The Communities and Local Government select committee released its second report of evidence on housing associations and the right to buy yesterday (10 February). The report focuses on the voluntary agreement between Government and housing associations on extending the right to buy to housing association tenants.

With just 8% of housing in the countryside considered affordable in contrast to 20% in urban areas, we welcome the report’s acknowledgement that more needs to be done to identify areas with particularly low numbers of rural affordable homes. It is also welcome to see the report raise questions around restrictions on the resale of properties, and to see that it shows concern for the potential absence of socially rented accommodation amongst the replacement ‘affordable’ homes.

At the same time the report stops short of calling for a full rural exemption in its recommendations.

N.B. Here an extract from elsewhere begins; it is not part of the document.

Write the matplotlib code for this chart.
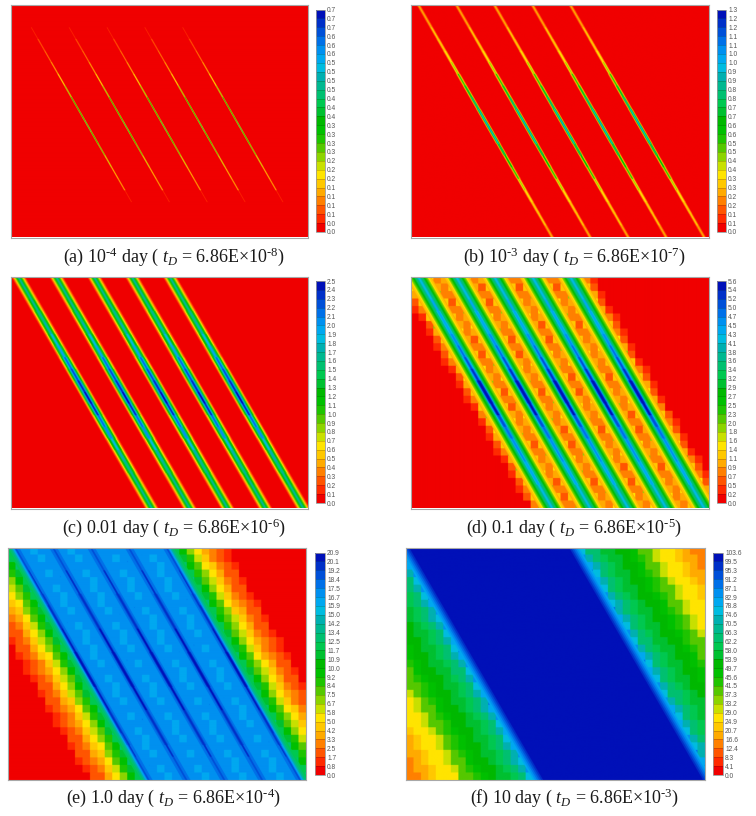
import numpy as np
import matplotlib
matplotlib.use('Agg')
import matplotlib.pyplot as plt
from matplotlib.colors import ListedColormap, BoundaryNorm

plt.rcParams['mathtext.fontset'] = 'custom'
plt.rcParams['mathtext.rm'] = 'Liberation Serif'
plt.rcParams['mathtext.it'] = 'Liberation Serif:italic'

# fractures, as fraction of the panel width, and their drift over the height
fracture_tops = [0.023, 0.150, 0.277, 0.404, 0.531]
fracture_drift = 0.449

captions = [
    r'(a) 10$^{‐4}$ day ( $t_D$ = 6.86E×10$^{‐8}$)',
    r'(b) 10$^{‐3}$ day ( $t_D$ = 6.86E×10$^{‐7}$)',
    r'(c) 0.01 day ( $t_D$ = 6.86E×10$^{‐6}$)',
    r'(d) 0.1 day ( $t_D$ = 6.86E×10$^{‐5}$)',
    r'(e) 1.0 day ( $t_D$ = 6.86E×10$^{‐4}$)',
    r'(f) 10 day ( $t_D$ = 6.86E×10$^{‐3}$)',
]

# colour bar labels, top to bottom
labels_a = '0.7 0.7 0.7 0.6 0.6 0.6 0.5 0.5 0.5 0.5 0.4 0.4 0.4 0.3 0.3 0.3 0.3 0.2 0.2 0.2 0.1 0.1 0.1 0.1 0.0 0.0'.split()
labels_b = '1.3 1.2 1.2 1.1 1.1 1.0 1.0 0.9 0.9 0.8 0.8 0.7 0.7 0.6 0.6 0.5 0.5 0.4 0.4 0.3 0.3 0.2 0.2 0.1 0.1 0.0'.split()
labels_c = '2.5 2.4 2.3 2.2 2.1 2.0 1.9 1.8 1.7 1.6 1.5 1.4 1.3 1.2 1.1 1.0 0.9 0.8 0.7 0.6 0.5 0.4 0.3 0.2 0.1 0.0'.split()
labels_d = '5.6 5.4 5.2 5.0 4.7 4.5 4.3 4.1 3.8 3.6 3.4 3.2 2.9 2.7 2.5 2.3 2.0 1.8 1.6 1.4 1.1 0.9 0.7 0.5 0.2 0.0'.split()
labels_e = '20.9 20.1 19.2 18.4 17.5 16.7 15.9 15.0 14.2 13.4 12.5 11.7 10.9 10.0 9.2 8.4 7.5 6.7 5.8 5.0 4.2 3.3 2.5 1.7 0.8 0.0'.split()
labels_f = '103.6 99.5 95.3 91.2 87.1 82.9 78.8 74.6 70.5 66.3 62.2 58.0 53.9 49.7 45.6 41.5 37.3 33.2 29.0 24.9 20.7 16.6 12.4 8.3 4.1 0.0'.split()
top_values = [0.68, 1.3, 2.5, 5.6, 20.9, 103.6]

# value against distance from the fracture (px across the panel)
dist_a = [0, 0.4, 0.8]
prof_a = [1.0, 0.5, 0.0]
dist_b = [0, 0.5, 1.0, 1.5, 2.0, 2.5]
prof_b = [1.0, 0.8, 0.55, 0.3, 0.12, 0.0]
dist_c = [0, 1, 2, 3, 4, 5, 6, 7]
prof_c = [1.0, 0.85, 0.68, 0.55, 0.36, 0.2, 0.07, 0.0]
dist_d = [0, 1, 2, 3, 4, 5, 6, 7, 8, 9, 10, 12, 14, 16, 18]
prof_d = [4.9, 4.6, 4.0, 3.5, 3.1, 2.7, 2.4, 2.1, 1.8, 1.5, 1.2, 0.9, 0.75, 0.7, 0.55]
outer_dist_d = [0, 1, 2, 3, 4, 5, 6, 7, 8, 9, 10, 12, 14, 16, 19, 23]
outer_prof_d = [4.9, 4.6, 4.0, 3.5, 3.1, 2.7, 2.4, 2.1, 1.8, 1.5, 1.2, 0.9, 0.75, 0.6, 0.3, 0.0]
dist_e = [0, 1, 2, 3, 4, 6, 9, 13, 16]
prof_e = [20.0, 18.8, 18.0, 17.7, 17.5, 17.3, 17.1, 16.9, 16.5]
outer_dist_e = [0, 1, 2, 3, 4, 5, 7, 10, 13, 16, 19, 22, 25, 28, 32, 36, 40, 45, 50, 55, 60, 66]
outer_prof_e = [19.5, 18.0, 16.0, 14.5, 13.5, 13.0, 12.0, 11.0, 10.0, 9.0, 8.0, 7.5, 6.5, 5.5, 4.8, 4.0, 3.3, 2.5, 1.8, 1.2, 0.7, 0.0]
dist_f = [0]
prof_f = [103.0]
outer_dist_f = [0, 2, 4, 6, 8, 10, 12, 14, 17, 22, 30, 37, 48, 60, 67, 73, 83, 90, 97, 105, 113, 125]
outer_prof_f = [103, 100, 96, 92, 88, 84, 80, 76, 72, 66, 60, 55, 50, 47, 42, 38, 31, 28, 26, 22, 19, 16]

# strength along the fracture, top to bottom in twenty bands
along_a = [0, 0, 0.05, 0.08, 0.1, 0.13, 0.17, 0.22, 0.3, 0.35, 0.37, 0.33, 0.27, 0.2, 0.15, 0.11, 0.05, 0, 0, 0]
along_b = [0.25, 0.25, 0.27, 0.3, 0.36, 0.42, 0.55, 0.7, 0.85, 0.97, 1.0, 0.95, 0.8, 0.65, 0.52, 0.42, 0.35, 0.3, 0.27, 0.25]
along_c = [1.6, 1.6, 1.62, 1.67, 1.75, 1.85, 1.98, 2.12, 2.27, 2.4, 2.45, 2.35, 2.17, 2.02, 1.88, 1.78, 1.7, 1.63, 1.6, 1.6]
along_d = [0.86, 0.86, 0.87, 0.88, 0.9, 0.93, 0.97, 1.02, 1.07, 1.12, 1.13, 1.1, 1.05, 1.0, 0.95, 0.92, 0.9, 0.88, 0.86, 0.86]
along_e = [0.96, 0.96, 0.97, 0.97, 0.98, 0.99, 1.0, 1.01, 1.02, 1.03, 1.03, 1.03, 1.02, 1.01, 1.0, 0.99, 0.98, 0.97, 0.96, 0.96]
along_f = [1.0] * 20

band_colors = ['#f00000', '#ff2a00', '#ff5500', '#ff8000', '#ffaa00',
               '#ffc800', '#ffe400', '#c8e000', '#8cd400', '#55c800',
               '#1ec400', '#00c000', '#00b800', '#00c030', '#00c850',
               '#00c070', '#00b890', '#00b0b0', '#00bce0', '#00a8f0',
               '#0090f0', '#0070e8', '#0050d8', '#0030c8', '#0010b8']

# left, top, right, bottom in px
panel_boxes = [(10.5, 5, 308, 237.5), (410.5, 5, 709, 237.5),
               (10.5, 276.5, 308, 508.5), (411, 276.5, 709, 508.5),
               (8, 547.5, 306, 780), (406, 547.5, 704.5, 780)]
bar_boxes = [(316, 9.5, 325, 232), (716.5, 9.5, 726, 232),
             (315.5, 281, 325, 503), (716.5, 281, 726, 503),
             (315, 552.5, 325, 775), (713, 552.5, 723, 775)]
caption_pos = [(174, 257), (574.5, 257), (174, 528), (574, 528), (173.5, 798), (574, 798)]

W, H = 756, 816
cmap = ListedColormap(band_colors)


def px_axes(fig, box):
    l, t, r, b = box
    return fig.add_axes([l / W, 1 - b / H, (r - l) / W, (b - t) / H])


def nearest(u, v):
    centres = np.array(fracture_tops)[:, None, None] + fracture_drift * v
    d = np.abs(u - centres).min(axis=0) * 298
    outside = (u < centres[0]) | (u > centres[-1])
    return d, outside


def lookup(d, dist, prof):
    i = np.searchsorted(dist, d, side='right') - 1
    return np.array(prof)[i]


def build_field(dist, prof, along, outer_dist=None, outer_prof=None, fine_within=None, core=None):
    ny, nx = 928, 1192
    v, u = np.meshgrid((np.arange(ny) + 0.5) / ny, (np.arange(nx) + 0.5) / nx, indexing='ij')
    d, outside = nearest(u, v)
    if fine_within is not None:
        # the simulation grid is coarse away from the fractures
        uc = (np.floor(u * 40) + 0.5) / 40
        vc = (np.floor(v * 31) + 0.5) / 31
        dc, _ = nearest(uc, vc)
        d = np.where(d >= fine_within, dc, d)
    z = lookup(d, dist, prof)
    if outer_dist is not None:
        z = np.where(outside, lookup(d, outer_dist, outer_prof), z)
    band = np.minimum((v * 20).astype(int), 19)
    strength = np.array(along)[band]
    if core is not None:
        strength = np.where(d < core, strength, 1.0)
    return z * strength


fields = [
    build_field(dist_a, prof_a, along_a),
    build_field(dist_b, prof_b, along_b),
    build_field(dist_c, prof_c, along_c),
    build_field(dist_d, prof_d, along_d, outer_dist_d, outer_prof_d, fine_within=13, core=3),
    build_field(dist_e, prof_e, along_e, outer_dist_e, outer_prof_e, fine_within=9, core=2),
    build_field(dist_f, prof_f, along_f, outer_dist_f, outer_prof_f, fine_within=14),
]
bar_labels = [labels_a, labels_b, labels_c, labels_d, labels_e, labels_f]

fig = plt.figure(figsize=(W / 100, H / 100), dpi=100)

for i in range(6):
    ax = px_axes(fig, panel_boxes[i])
    edges = np.linspace(0, top_values[i], 26)
    norm = BoundaryNorm(edges, cmap.N, clip=True)
    im = ax.imshow(fields[i], cmap=cmap, norm=norm, aspect='auto',
                   interpolation='hanning', interpolation_stage='rgba')
    ax.set_xticks([])
    ax.set_yticks([])
    for s in ax.spines.values():
        s.set_color('#a8a8a8')
        s.set_linewidth(0.8)

    cax = px_axes(fig, bar_boxes[i])
    cb = fig.colorbar(im, cax=cax, ticks=edges, spacing='uniform', drawedges=True)
    cb.ax.set_yticklabels(bar_labels[i][::-1], fontsize=4.8, color='#555555', family='Liberation Sans')
    cb.ax.tick_params(length=0, pad=1.5)
    cb.outline.set_edgecolor('#999999')
    cb.outline.set_linewidth(0.6)
    cb.dividers.set_color('#000000')
    cb.dividers.set_alpha(0.3)
    cb.dividers.set_linewidth(0.4)

    x, y = caption_pos[i]
    fig.text(x / W, 1 - y / H, captions[i], ha='center', va='center',
             family='Liberation Serif', fontsize=13, color='#1a1a1a')

fig.savefig('out.png', dpi=100)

John Rowley, planning officer at the Campaign to Protect Rural England (CPRE), comments:

“It is welcome that the committee has recognised the lack of genuinely affordable housing in rural areas and emphasised how an extended right to buy could further restrict access to homes. Equally, its recommendations should go further by explicitly calling for a full rural exemption.

“The committee argues that landowners who sell land cheaply for affordable housing in perpetuity should be protected, and that a ‘formal rural exemption’ would help to reassure them that any new homes will not be subject to right to buy. Exempting land with restrictive covenants from right to buy could help with some sites, but without a full rural exemption genuinely affordable homes in rural areas will be lost through the voluntary agreement.

“The Housing Bill must be rural proofed if we want to see thriving rural communities. We will continue to work with a wide range of rural stakeholders to encourage Government to make sure rural affordable homes are protected.”